::: DATA SECTION
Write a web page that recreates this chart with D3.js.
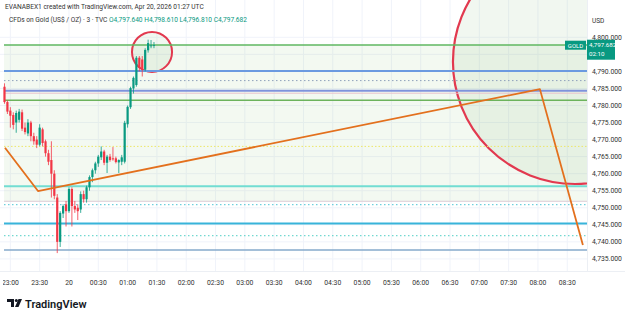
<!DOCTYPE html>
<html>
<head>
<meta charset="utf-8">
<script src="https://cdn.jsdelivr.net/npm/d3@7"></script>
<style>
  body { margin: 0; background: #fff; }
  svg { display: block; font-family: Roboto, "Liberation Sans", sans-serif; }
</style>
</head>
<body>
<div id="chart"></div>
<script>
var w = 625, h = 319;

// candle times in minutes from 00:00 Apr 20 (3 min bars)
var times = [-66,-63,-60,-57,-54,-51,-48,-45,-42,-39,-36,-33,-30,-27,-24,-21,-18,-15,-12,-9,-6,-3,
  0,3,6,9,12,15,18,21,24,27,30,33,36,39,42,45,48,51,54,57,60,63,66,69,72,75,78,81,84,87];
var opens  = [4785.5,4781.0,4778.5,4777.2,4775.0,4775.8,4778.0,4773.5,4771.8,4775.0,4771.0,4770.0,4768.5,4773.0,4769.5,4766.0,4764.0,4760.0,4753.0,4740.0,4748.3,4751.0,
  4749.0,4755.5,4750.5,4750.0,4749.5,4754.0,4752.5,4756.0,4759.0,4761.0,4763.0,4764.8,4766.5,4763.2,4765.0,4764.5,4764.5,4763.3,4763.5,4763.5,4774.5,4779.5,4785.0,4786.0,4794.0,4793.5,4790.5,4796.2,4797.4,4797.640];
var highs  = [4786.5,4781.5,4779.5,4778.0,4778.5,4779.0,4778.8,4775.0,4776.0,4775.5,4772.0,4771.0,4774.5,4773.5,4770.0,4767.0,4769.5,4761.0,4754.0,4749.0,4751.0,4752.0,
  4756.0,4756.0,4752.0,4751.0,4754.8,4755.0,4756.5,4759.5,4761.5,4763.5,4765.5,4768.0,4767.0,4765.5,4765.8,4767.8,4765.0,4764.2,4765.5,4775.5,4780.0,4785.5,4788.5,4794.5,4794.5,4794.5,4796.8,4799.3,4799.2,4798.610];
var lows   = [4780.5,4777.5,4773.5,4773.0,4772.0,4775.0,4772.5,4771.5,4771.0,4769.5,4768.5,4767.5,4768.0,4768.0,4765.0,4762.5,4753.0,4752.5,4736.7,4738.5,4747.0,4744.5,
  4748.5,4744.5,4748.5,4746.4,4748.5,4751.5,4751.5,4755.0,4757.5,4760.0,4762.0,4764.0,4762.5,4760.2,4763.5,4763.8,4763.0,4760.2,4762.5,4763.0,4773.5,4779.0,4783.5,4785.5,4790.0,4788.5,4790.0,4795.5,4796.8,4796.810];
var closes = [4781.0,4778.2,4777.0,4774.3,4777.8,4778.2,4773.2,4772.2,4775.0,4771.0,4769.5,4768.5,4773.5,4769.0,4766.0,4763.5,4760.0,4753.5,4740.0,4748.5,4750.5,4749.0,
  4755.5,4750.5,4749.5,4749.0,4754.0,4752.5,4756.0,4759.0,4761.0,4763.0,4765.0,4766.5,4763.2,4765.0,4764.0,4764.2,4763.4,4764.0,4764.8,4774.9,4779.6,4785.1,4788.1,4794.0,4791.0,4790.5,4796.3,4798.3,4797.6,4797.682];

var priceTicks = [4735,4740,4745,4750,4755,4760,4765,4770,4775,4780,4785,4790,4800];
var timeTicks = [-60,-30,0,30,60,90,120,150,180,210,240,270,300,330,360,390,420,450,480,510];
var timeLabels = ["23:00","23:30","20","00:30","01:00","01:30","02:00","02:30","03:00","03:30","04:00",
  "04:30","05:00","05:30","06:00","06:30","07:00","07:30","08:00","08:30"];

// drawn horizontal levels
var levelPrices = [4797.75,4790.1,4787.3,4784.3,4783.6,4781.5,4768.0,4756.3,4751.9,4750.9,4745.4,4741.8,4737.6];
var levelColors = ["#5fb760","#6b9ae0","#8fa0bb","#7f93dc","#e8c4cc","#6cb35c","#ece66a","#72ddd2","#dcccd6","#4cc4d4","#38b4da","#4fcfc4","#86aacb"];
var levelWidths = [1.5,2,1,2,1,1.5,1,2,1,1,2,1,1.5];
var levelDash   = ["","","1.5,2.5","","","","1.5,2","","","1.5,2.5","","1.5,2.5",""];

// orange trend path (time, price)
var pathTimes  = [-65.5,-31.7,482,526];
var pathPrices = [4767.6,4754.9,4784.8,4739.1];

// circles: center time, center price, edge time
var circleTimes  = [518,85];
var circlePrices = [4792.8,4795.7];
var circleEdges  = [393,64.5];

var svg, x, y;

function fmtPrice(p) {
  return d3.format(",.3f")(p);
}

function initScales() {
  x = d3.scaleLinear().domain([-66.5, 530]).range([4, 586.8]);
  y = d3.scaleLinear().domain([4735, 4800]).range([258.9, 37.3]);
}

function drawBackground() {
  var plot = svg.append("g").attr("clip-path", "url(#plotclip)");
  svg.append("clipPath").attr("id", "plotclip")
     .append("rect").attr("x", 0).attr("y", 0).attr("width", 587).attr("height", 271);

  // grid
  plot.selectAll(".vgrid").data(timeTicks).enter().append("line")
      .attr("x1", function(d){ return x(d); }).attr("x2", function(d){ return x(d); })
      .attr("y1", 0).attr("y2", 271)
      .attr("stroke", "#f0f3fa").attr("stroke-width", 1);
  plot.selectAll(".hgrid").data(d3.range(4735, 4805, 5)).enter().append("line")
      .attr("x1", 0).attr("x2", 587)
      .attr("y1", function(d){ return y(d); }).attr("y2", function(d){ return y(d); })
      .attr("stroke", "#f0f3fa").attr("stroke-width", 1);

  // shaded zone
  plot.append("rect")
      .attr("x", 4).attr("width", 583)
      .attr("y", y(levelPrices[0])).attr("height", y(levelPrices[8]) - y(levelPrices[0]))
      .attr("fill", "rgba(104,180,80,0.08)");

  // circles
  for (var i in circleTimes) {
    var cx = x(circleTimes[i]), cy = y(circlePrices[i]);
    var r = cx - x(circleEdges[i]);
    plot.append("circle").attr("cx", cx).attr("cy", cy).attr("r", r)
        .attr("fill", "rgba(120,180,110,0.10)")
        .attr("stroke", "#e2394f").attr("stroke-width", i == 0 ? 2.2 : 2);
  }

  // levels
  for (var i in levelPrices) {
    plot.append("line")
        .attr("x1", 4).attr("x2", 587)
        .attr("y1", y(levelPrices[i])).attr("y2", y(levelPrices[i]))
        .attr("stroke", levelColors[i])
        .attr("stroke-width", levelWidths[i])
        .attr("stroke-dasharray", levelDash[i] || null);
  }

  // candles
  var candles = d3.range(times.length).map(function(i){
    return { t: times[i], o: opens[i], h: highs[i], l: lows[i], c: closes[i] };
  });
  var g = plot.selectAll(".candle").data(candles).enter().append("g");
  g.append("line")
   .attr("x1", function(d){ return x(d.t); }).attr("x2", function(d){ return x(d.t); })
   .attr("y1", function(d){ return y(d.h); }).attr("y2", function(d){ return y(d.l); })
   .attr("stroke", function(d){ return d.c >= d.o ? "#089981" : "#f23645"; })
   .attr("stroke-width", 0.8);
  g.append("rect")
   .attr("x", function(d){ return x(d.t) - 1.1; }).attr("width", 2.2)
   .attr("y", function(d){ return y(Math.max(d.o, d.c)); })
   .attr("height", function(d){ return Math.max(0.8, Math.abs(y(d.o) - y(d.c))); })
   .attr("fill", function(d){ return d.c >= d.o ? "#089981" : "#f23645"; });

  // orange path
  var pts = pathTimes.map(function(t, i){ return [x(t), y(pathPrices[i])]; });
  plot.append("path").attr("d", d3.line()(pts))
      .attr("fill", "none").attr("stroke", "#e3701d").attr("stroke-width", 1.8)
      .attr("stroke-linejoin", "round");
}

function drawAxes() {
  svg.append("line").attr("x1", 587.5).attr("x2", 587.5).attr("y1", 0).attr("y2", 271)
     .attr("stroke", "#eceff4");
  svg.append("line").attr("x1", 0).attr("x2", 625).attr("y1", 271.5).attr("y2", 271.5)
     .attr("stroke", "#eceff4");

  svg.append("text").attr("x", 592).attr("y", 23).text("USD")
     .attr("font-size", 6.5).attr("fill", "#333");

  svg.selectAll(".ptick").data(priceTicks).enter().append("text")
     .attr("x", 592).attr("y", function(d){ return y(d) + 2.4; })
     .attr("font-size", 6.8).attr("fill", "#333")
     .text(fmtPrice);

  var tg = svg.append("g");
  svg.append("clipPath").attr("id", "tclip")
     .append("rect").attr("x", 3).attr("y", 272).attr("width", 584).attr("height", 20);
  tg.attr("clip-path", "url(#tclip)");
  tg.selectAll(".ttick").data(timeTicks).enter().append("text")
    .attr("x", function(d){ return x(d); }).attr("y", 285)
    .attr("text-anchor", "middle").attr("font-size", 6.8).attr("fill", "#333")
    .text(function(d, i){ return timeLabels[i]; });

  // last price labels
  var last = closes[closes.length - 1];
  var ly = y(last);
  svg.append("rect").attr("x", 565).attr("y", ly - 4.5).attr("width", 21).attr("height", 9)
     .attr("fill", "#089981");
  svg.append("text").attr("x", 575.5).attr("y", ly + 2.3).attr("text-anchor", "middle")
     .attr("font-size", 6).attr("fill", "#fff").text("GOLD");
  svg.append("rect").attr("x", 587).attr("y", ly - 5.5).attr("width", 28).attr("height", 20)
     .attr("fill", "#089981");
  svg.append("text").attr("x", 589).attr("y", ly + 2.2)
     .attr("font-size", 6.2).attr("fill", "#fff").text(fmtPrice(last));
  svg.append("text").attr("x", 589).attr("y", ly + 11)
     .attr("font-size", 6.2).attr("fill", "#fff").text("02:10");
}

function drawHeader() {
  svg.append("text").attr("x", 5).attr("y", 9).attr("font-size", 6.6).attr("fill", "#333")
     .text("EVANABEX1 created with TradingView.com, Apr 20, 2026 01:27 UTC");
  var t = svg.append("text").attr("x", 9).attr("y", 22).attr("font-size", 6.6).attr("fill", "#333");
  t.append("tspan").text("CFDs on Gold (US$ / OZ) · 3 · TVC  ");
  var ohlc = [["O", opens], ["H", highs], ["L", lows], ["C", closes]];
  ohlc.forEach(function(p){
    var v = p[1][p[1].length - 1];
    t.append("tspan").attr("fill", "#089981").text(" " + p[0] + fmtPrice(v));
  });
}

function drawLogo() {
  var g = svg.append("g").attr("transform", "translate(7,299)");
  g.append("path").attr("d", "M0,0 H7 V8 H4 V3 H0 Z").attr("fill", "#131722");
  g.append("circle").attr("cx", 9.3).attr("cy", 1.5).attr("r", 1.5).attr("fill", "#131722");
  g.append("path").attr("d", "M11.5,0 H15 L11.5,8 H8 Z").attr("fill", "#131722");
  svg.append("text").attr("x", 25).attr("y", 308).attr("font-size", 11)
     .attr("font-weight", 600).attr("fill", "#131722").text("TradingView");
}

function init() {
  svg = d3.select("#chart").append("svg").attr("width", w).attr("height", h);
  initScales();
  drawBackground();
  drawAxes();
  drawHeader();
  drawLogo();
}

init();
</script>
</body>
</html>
::::::
## REQUIREMENT
For each line above that contains the word "chart", copy that line.

## COMPLETE ANSWER
Write a web page that recreates this chart with D3.js.
<div id="chart"></div>
  svg = d3.select("#chart").append("svg").attr("width", w).attr("height", h);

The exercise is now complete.